A John Brown Sharps Carbine: NRA National Firearms Museum Featured Gun

John Brown's small band of abolitionists were very well-prepared for their October 1859 raid on the National Armory at Harpers Ferry. Two hundred breechloading Sharps carbines, revolvers, and pikes were shipped to Brown in Kansas, and many of these arms had been secretly moved to staging points, including the Kennedy farm near Harpers Ferry. John Brown's attempt to seize control of the thousands of muskets and rifles stored at Harpers Ferry failed, and he and his followers were forced to fortify themselves in a small armory building near the railroad.

In the aftermath of the storming of Brown's position by U.S. Marines, some lucky bystanders acquired .52 caliber Sharps carbines like this example, engraved with the name of a Philadelphia traveler stranded in town when the abolitionists disrupted travel on the B&O railroad. Other Sharps carbines, picked up by civil and military authorities, were later issued to Northern cavalry units during the Civil War years.
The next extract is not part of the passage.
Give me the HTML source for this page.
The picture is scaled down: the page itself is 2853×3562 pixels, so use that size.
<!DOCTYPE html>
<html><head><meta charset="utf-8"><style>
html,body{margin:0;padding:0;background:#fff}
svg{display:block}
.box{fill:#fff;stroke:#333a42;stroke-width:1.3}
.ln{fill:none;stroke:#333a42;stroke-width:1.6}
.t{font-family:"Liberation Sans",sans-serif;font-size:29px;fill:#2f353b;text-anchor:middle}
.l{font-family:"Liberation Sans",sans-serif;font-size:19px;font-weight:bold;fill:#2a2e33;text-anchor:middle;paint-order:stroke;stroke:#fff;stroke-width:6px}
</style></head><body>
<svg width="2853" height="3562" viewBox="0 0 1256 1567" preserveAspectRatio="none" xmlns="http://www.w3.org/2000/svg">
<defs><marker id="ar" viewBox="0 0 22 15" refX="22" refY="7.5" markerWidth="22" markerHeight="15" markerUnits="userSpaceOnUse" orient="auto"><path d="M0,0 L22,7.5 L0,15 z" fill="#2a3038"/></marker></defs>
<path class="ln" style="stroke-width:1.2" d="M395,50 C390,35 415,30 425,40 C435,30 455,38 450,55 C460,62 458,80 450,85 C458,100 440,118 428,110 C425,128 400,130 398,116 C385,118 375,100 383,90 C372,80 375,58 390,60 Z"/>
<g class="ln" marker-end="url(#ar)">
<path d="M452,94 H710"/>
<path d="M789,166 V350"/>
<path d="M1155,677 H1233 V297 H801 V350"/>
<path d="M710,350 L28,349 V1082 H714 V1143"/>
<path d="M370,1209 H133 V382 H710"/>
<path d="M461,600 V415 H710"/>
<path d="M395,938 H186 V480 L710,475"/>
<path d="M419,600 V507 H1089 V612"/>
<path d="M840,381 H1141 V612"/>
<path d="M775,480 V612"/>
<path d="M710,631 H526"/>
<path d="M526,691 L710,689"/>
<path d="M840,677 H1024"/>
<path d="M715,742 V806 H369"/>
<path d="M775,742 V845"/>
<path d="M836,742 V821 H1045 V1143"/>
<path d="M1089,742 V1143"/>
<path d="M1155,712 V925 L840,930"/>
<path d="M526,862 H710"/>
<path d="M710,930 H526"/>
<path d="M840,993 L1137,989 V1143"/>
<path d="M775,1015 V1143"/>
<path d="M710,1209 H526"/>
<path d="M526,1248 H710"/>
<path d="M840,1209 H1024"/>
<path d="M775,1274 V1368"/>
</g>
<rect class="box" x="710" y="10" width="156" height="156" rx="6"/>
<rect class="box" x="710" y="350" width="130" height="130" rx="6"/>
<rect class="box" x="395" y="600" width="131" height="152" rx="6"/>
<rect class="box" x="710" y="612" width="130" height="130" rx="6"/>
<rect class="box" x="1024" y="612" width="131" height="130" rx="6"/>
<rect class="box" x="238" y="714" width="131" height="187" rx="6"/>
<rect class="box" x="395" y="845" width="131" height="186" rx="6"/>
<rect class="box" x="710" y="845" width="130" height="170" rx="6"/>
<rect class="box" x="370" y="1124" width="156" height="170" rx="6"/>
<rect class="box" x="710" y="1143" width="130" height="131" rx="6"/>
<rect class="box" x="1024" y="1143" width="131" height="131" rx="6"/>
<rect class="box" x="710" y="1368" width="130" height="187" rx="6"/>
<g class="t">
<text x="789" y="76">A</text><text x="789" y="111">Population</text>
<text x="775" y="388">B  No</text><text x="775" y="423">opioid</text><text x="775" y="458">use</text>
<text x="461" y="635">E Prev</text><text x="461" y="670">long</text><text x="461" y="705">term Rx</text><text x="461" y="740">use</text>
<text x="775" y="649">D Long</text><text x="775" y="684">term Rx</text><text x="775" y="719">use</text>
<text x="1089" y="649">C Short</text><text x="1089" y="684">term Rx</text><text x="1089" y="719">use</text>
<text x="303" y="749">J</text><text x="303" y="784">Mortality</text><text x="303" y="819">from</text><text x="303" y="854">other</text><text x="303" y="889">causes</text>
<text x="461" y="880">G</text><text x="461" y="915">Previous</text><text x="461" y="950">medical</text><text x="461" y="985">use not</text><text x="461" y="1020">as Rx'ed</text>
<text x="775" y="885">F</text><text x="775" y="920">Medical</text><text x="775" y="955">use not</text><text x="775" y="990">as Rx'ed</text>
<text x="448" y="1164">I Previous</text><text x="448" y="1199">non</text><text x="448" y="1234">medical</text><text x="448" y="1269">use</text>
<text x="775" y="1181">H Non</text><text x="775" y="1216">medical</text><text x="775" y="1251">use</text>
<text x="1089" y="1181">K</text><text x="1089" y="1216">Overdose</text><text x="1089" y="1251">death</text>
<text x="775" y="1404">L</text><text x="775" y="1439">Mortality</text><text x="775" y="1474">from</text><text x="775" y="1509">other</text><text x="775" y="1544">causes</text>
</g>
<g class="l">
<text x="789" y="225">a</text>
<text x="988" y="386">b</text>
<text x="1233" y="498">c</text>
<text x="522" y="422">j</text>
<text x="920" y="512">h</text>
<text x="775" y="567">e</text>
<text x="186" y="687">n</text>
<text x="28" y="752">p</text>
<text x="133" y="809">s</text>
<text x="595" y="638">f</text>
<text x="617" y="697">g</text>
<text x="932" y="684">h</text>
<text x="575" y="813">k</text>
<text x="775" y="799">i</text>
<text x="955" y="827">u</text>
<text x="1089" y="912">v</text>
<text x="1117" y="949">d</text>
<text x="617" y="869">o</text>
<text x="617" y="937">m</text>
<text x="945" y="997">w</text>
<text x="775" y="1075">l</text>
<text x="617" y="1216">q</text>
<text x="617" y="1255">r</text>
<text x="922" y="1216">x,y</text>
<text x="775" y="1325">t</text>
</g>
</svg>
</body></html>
Some of these carbines even found their way far west and were issued to military forces in California.

The National Firearms Museum's Civil War gallery includes a recreation of the small armory building at Harpers Ferry, later dubbed "John Brown's Fort," where John Brown and his band of abolitionists took refuge. Nearby in an exhibit case filled with a variety of Union carbines rests another John Brown Sharps carbine that was also part of this historical incident.